Екатерина, конечно, заступалась за Александра Даниловича, но с тех пор, как Петр поймал ее на супружеской неверности, слово императрицы значило не так уж и много… В народе, правда, ходил слушок, что Петр все прощает фавориту за то, что находится с ним в противоестественной связи. Слух этот, кстати говоря, получил косвенное документальное подтверждение — сохранилось, так называемое, «дело каптенармуса Преображенского полка Владимира Бояркинского». Этот каптенармус в 1702 году проезжал как-то мимо дома Меншикова со своим родственником, который спросил его: отчего это Александр Данилович так богат и за что царь к нему так милостив. Бояркинский, усмехнувшись, ответил: «За то, что царь живет с Александром Даниловичем блядно». Вскоре родственники поссорились и, как в России часто бывает, на каптенармуса поступил донос — от того самого родственника. Доноситель, кстати говоря, под пытками свой донос подтвердил и благополучно помер в тюрьме, а Бояркинского сослали с женой и детьми в Азов, разжаловав в солдаты. Это было очень странно, потому что по практике того времени за хулу на государя наказывали много круче — либо смертной казнью, либо отрезанием языка. А Бояркинского просто сослали… Странно…

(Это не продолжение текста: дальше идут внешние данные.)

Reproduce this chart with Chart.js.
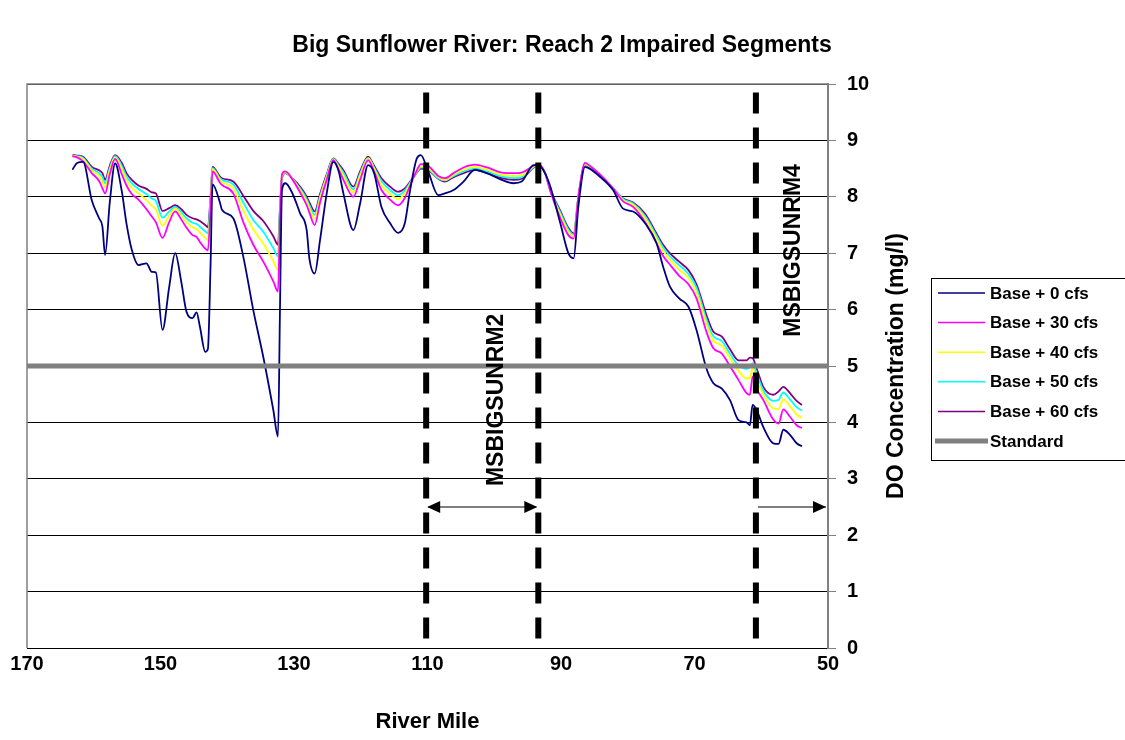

Как бы там ни было, а до смерти Петра 28 января 1725 года светлейший дотянул. После смерти Петра на престол взошла Екатерина 1, и это событие стало пиком в карьере неугомонного князя фактически вся власть в стране попадает в его руки — те самые, которые хорошо помнила Екатерина, которую когда-то Меншиков взял, как военный трофей, а позже уступил Петру… Историк Ключевский так писал о том периоде: «когда в лице Екатерины I на престол явился фетиш власти, они („Птенцы гнезда Петрова“. — А. К.) почувствовали себя самими собой и трезво взглянули на свои взаимные отношения, как и на свое положение в управляемой стране: они возненавидели друг друга, как старые друзья, и принялись торговать Россией, как своей добычей. Никакого важного дела нельзя было сделать, не дав им взятки; всем им установилась точная расценка, с условием, чтобы никто из них не знал, сколько перепадало другому. Это были истые дети воспитавшего их фискально-полицейского государства с его произволом, с его презрением законности и человеческой личности, с преступлением нравственного чувства».